Wondering if anyone here has tried to paint their kayak? Was going to use mine during duck season this year and wanted to add some camo detail to it.


----------



## Rupestris (Aug 25, 2000)

You'd have to check the stampings on the kayak. Somewhere on it, probably on the bottom or inside, you'll find some markings that are molded in. If one of them is "PE" or "HDPE" then the kayak is made of Polyethylene or High Density Polyethylene (which most are).

PE and HDPE are plastics that do not require coating because they are designed to resist UV, fading, cracking, and drying. The chemical make up that protects it from UV damage also prevents anything from sticking to it. Like paint.

Can it be done? sure. Will it last? probably not.

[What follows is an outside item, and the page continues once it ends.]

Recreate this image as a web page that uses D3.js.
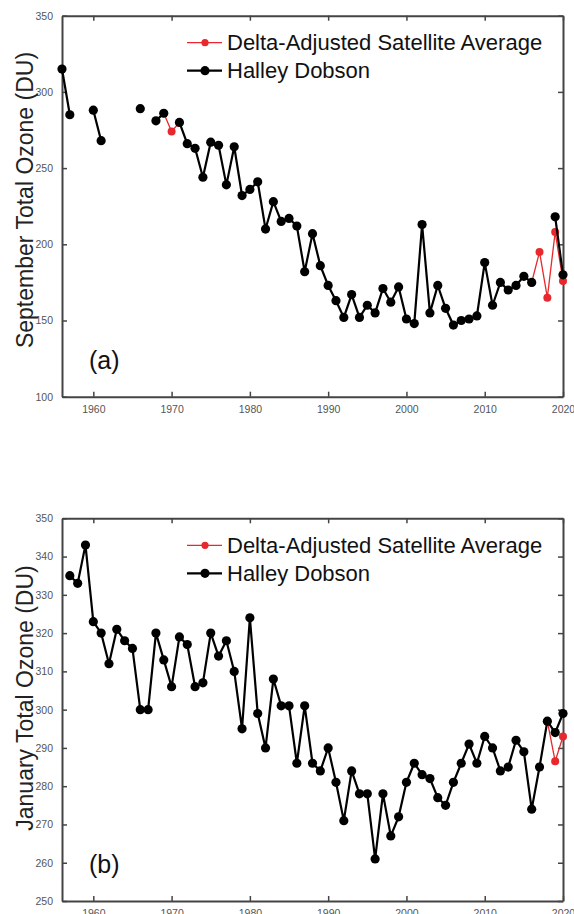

If you plan on painting it with spray paint and you don't mind touching it up often, then go ahead. The good part about PE and HDPE is, if you do paint it and don't like it you can powerwash it all off with little effort.

HTH,

Chris


----------



## trentonbill (Jul 6, 2009)

Thanks, I will check for those stampings and give it a try
Bill


----------



## redear (Jan 13, 2009)

tell us how it works, we just got one today and can not wait to sit in the marsh with it. or float down creeks


----------



## trentonbill (Jul 6, 2009)

redear said:


> tell us how it works, we just got one today and can not wait to sit in the marsh with it. or float down creeks


 
Sent you a PM


----------



## Swamp Monster (Jan 11, 2002)

I think Krylon makes a paint specificly for plastic. Suppsoedly this paint bonds with it better and has some flexibility in it so it will not crack or peel. I have not used it but I would look into it for a prject like this.


----------



## Team Spawn Bag (Aug 12, 2008)

Try lightly scuffing the suface with a dry scotchbright pad. The green ones at the grocery store for cleaning pots and pans work perfect.

I have not painted mine, but I do work with all kinds of plastics and use this meathod when we glue. If it makes glue stick, it will make paint stick. JMO


----------